> Set problem: All lines below must be repeated exactly, with the pictures omitted.

> Stored data:

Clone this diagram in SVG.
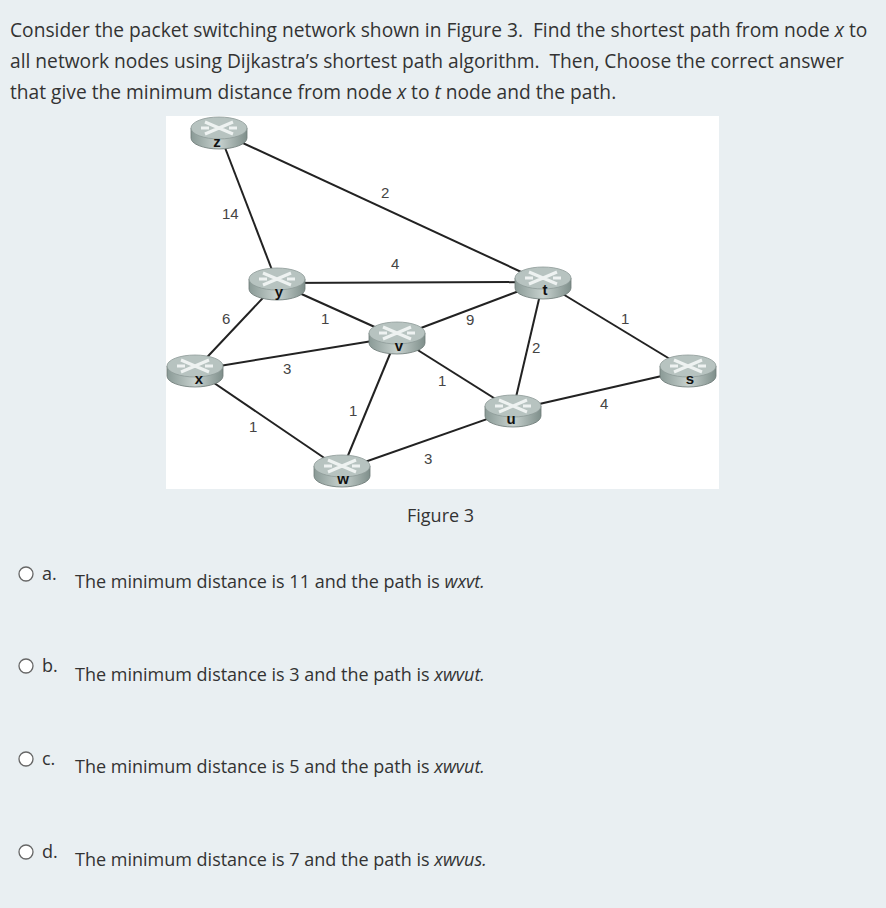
<svg xmlns="http://www.w3.org/2000/svg" width="886" height="908" viewBox="0 0 886 908">
<defs>
<style>
.t{font-family:"Open Sans",sans-serif;fill:#333;font-size:18px}
.q{font-size:19.2px}
.lb{font-family:"Liberation Sans",sans-serif;fill:#444;font-size:15px}
.e{stroke:#222;stroke-width:2;fill:none}
.nl{font-family:"Liberation Sans",sans-serif;font-weight:bold;font-size:15px;fill:#111;text-anchor:middle}
.r{fill:#fff;stroke:#666;stroke-width:1.3}
</style>
<linearGradient id="side" x1="0" x2="1" y1="0" y2="0"><stop offset="0" stop-color="#8a9a96"/><stop offset="0.5" stop-color="#c7d1ce"/><stop offset="1" stop-color="#7f8f8b"/></linearGradient>
<g id="router">
<path d="M-28,-4 L-28,6 A28,11 0 0 0 28,6 L28,-4 Z" fill="url(#side)" stroke="#6d7a77" stroke-width="0.8"/>
<ellipse cx="0" cy="-4" rx="28" ry="11" fill="#b7c3c0" stroke="#8e9b98" stroke-width="0.8"/>
<path d="M-14,-10 L14,2 M-14,2 L14,-10 M-18,-4 L-10,-4 M10,-4 L18,-4" stroke="#eef2f1" stroke-width="3" fill="none"/>
</g>
</defs>
<rect width="886" height="908" fill="#e9eff2"/>
<text class="t q" x="10" y="37" xml:space="preserve">Consider the packet switching network shown in Figure 3.  Find the shortest path from node <tspan font-style="italic">x</tspan> to</text>
<text class="t q" x="10" y="68" xml:space="preserve">all network nodes using Dijkastra’s shortest path algorithm.  Then, Choose the correct answer</text>
<text class="t q" x="10" y="99">that give the minimum distance from node <tspan font-style="italic">x</tspan> to <tspan font-style="italic">t</tspan> node and the path.</text>
<rect x="166" y="116" width="553" height="373" fill="#fff"/>
<g id="connectors">
<line class="e" x1="219" y1="132" x2="543" y2="282"/>
<line class="e" x1="219" y1="132" x2="277" y2="283"/>
<line class="e" x1="277" y1="283" x2="543" y2="282"/>
<line class="e" x1="277" y1="283" x2="195" y2="370"/>
<line class="e" x1="277" y1="283" x2="397" y2="337"/>
<line class="e" x1="397" y1="337" x2="543" y2="282"/>
<line class="e" x1="195" y1="370" x2="397" y2="337"/>
<line class="e" x1="195" y1="370" x2="342" y2="470"/>
<line class="e" x1="397" y1="337" x2="342" y2="470"/>
<line class="e" x1="397" y1="337" x2="513" y2="410"/>
<line class="e" x1="543" y1="282" x2="513" y2="410"/>
<line class="e" x1="543" y1="282" x2="688" y2="370"/>
<line class="e" x1="513" y1="410" x2="688" y2="370"/>
<line class="e" x1="342" y1="470" x2="513" y2="410"/>
</g>
<g class="lb">
<text x="381" y="198">2</text>
<text x="222" y="219">14</text>
<text x="391" y="269">4</text>
<text x="222" y="324">6</text>
<text x="321" y="324">1</text>
<text x="466" y="325">9</text>
<text x="621" y="324">1</text>
<text x="532" y="353">2</text>
<text x="283" y="374">3</text>
<text x="438" y="386">1</text>
<text x="349" y="416">1</text>
<text x="600" y="409">4</text>
<text x="249" y="432">1</text>
<text x="424" y="464">3</text>
</g>
<g id="node-z"><use href="#router" x="219" y="132"/><text class="nl" x="217" y="147">z</text></g>
<g id="node-y"><use href="#router" x="277" y="283"/><text class="nl" x="279" y="297">y</text></g>
<g id="node-t"><use href="#router" x="543" y="282"/><text class="nl" x="545" y="295">t</text></g>
<g id="node-v"><use href="#router" x="397" y="337"/><text class="nl" x="399" y="351">v</text></g>
<g id="node-x"><use href="#router" x="195" y="370"/><text class="nl" x="199" y="384">x</text></g>
<g id="node-s"><use href="#router" x="688" y="370"/><text class="nl" x="690" y="384">s</text></g>
<g id="node-u"><use href="#router" x="513" y="410"/><text class="nl" x="511" y="424">u</text></g>
<g id="node-w"><use href="#router" x="342" y="470"/><text class="nl" x="343" y="484">w</text></g>
<text class="t" x="407" y="522">Figure 3</text>
<circle class="r" cx="26" cy="574" r="7"/><text class="t" x="42" y="580">a.</text>
<text class="t" x="75" y="588" font-size="16.7">The minimum distance is 11 and the path is <tspan font-style="italic">wxvt.</tspan></text>
<circle class="r" cx="26" cy="666" r="7"/><text class="t" x="42" y="672">b.</text>
<text class="t" x="75" y="681" font-size="16.7">The minimum distance is 3 and the path is <tspan font-style="italic">xwvut.</tspan></text>
<circle class="r" cx="26" cy="759" r="7"/><text class="t" x="42" y="765" font-size="15">c.</text>
<text class="t" x="75" y="773" font-size="16.7">The minimum distance is 5 and the path is <tspan font-style="italic">xwvut.</tspan></text>
<circle class="r" cx="26" cy="852" r="7"/><text class="t" x="42" y="858">d.</text>
<text class="t" x="75" y="866" font-size="16.7">The minimum distance is 7 and the path is <tspan font-style="italic">xwvus.</tspan></text>
</svg>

> Answer in full:
Clone this diagram in SVG.
<svg xmlns="http://www.w3.org/2000/svg" width="886" height="908" viewBox="0 0 886 908">
<defs>
<style>
.t{font-family:"Open Sans",sans-serif;fill:#333;font-size:18px}
.q{font-size:19.2px}
.lb{font-family:"Liberation Sans",sans-serif;fill:#444;font-size:15px}
.e{stroke:#222;stroke-width:2;fill:none}
.nl{font-family:"Liberation Sans",sans-serif;font-weight:bold;font-size:15px;fill:#111;text-anchor:middle}
.r{fill:#fff;stroke:#666;stroke-width:1.3}
</style>
<linearGradient id="side" x1="0" x2="1" y1="0" y2="0"><stop offset="0" stop-color="#8a9a96"/><stop offset="0.5" stop-color="#c7d1ce"/><stop offset="1" stop-color="#7f8f8b"/></linearGradient>
<g id="router">
<path d="M-28,-4 L-28,6 A28,11 0 0 0 28,6 L28,-4 Z" fill="url(#side)" stroke="#6d7a77" stroke-width="0.8"/>
<ellipse cx="0" cy="-4" rx="28" ry="11" fill="#b7c3c0" stroke="#8e9b98" stroke-width="0.8"/>
<path d="M-14,-10 L14,2 M-14,2 L14,-10 M-18,-4 L-10,-4 M10,-4 L18,-4" stroke="#eef2f1" stroke-width="3" fill="none"/>
</g>
</defs>
<rect width="886" height="908" fill="#e9eff2"/>
<text class="t q" x="10" y="37" xml:space="preserve">Consider the packet switching network shown in Figure 3.  Find the shortest path from node <tspan font-style="italic">x</tspan> to</text>
<text class="t q" x="10" y="68" xml:space="preserve">all network nodes using Dijkastra’s shortest path algorithm.  Then, Choose the correct answer</text>
<text class="t q" x="10" y="99">that give the minimum distance from node <tspan font-style="italic">x</tspan> to <tspan font-style="italic">t</tspan> node and the path.</text>
<rect x="166" y="116" width="553" height="373" fill="#fff"/>
<g id="connectors">
<line class="e" x1="219" y1="132" x2="543" y2="282"/>
<line class="e" x1="219" y1="132" x2="277" y2="283"/>
<line class="e" x1="277" y1="283" x2="543" y2="282"/>
<line class="e" x1="277" y1="283" x2="195" y2="370"/>
<line class="e" x1="277" y1="283" x2="397" y2="337"/>
<line class="e" x1="397" y1="337" x2="543" y2="282"/>
<line class="e" x1="195" y1="370" x2="397" y2="337"/>
<line class="e" x1="195" y1="370" x2="342" y2="470"/>
<line class="e" x1="397" y1="337" x2="342" y2="470"/>
<line class="e" x1="397" y1="337" x2="513" y2="410"/>
<line class="e" x1="543" y1="282" x2="513" y2="410"/>
<line class="e" x1="543" y1="282" x2="688" y2="370"/>
<line class="e" x1="513" y1="410" x2="688" y2="370"/>
<line class="e" x1="342" y1="470" x2="513" y2="410"/>
</g>
<g class="lb">
<text x="381" y="198">2</text>
<text x="222" y="219">14</text>
<text x="391" y="269">4</text>
<text x="222" y="324">6</text>
<text x="321" y="324">1</text>
<text x="466" y="325">9</text>
<text x="621" y="324">1</text>
<text x="532" y="353">2</text>
<text x="283" y="374">3</text>
<text x="438" y="386">1</text>
<text x="349" y="416">1</text>
<text x="600" y="409">4</text>
<text x="249" y="432">1</text>
<text x="424" y="464">3</text>
</g>
<g id="node-z"><use href="#router" x="219" y="132"/><text class="nl" x="217" y="147">z</text></g>
<g id="node-y"><use href="#router" x="277" y="283"/><text class="nl" x="279" y="297">y</text></g>
<g id="node-t"><use href="#router" x="543" y="282"/><text class="nl" x="545" y="295">t</text></g>
<g id="node-v"><use href="#router" x="397" y="337"/><text class="nl" x="399" y="351">v</text></g>
<g id="node-x"><use href="#router" x="195" y="370"/><text class="nl" x="199" y="384">x</text></g>
<g id="node-s"><use href="#router" x="688" y="370"/><text class="nl" x="690" y="384">s</text></g>
<g id="node-u"><use href="#router" x="513" y="410"/><text class="nl" x="511" y="424">u</text></g>
<g id="node-w"><use href="#router" x="342" y="470"/><text class="nl" x="343" y="484">w</text></g>
<text class="t" x="407" y="522">Figure 3</text>
<circle class="r" cx="26" cy="574" r="7"/><text class="t" x="42" y="580">a.</text>
<text class="t" x="75" y="588" font-size="16.7">The minimum distance is 11 and the path is <tspan font-style="italic">wxvt.</tspan></text>
<circle class="r" cx="26" cy="666" r="7"/><text class="t" x="42" y="672">b.</text>
<text class="t" x="75" y="681" font-size="16.7">The minimum distance is 3 and the path is <tspan font-style="italic">xwvut.</tspan></text>
<circle class="r" cx="26" cy="759" r="7"/><text class="t" x="42" y="765" font-size="15">c.</text>
<text class="t" x="75" y="773" font-size="16.7">The minimum distance is 5 and the path is <tspan font-style="italic">xwvut.</tspan></text>
<circle class="r" cx="26" cy="852" r="7"/><text class="t" x="42" y="858">d.</text>
<text class="t" x="75" y="866" font-size="16.7">The minimum distance is 7 and the path is <tspan font-style="italic">xwvus.</tspan></text>
</svg>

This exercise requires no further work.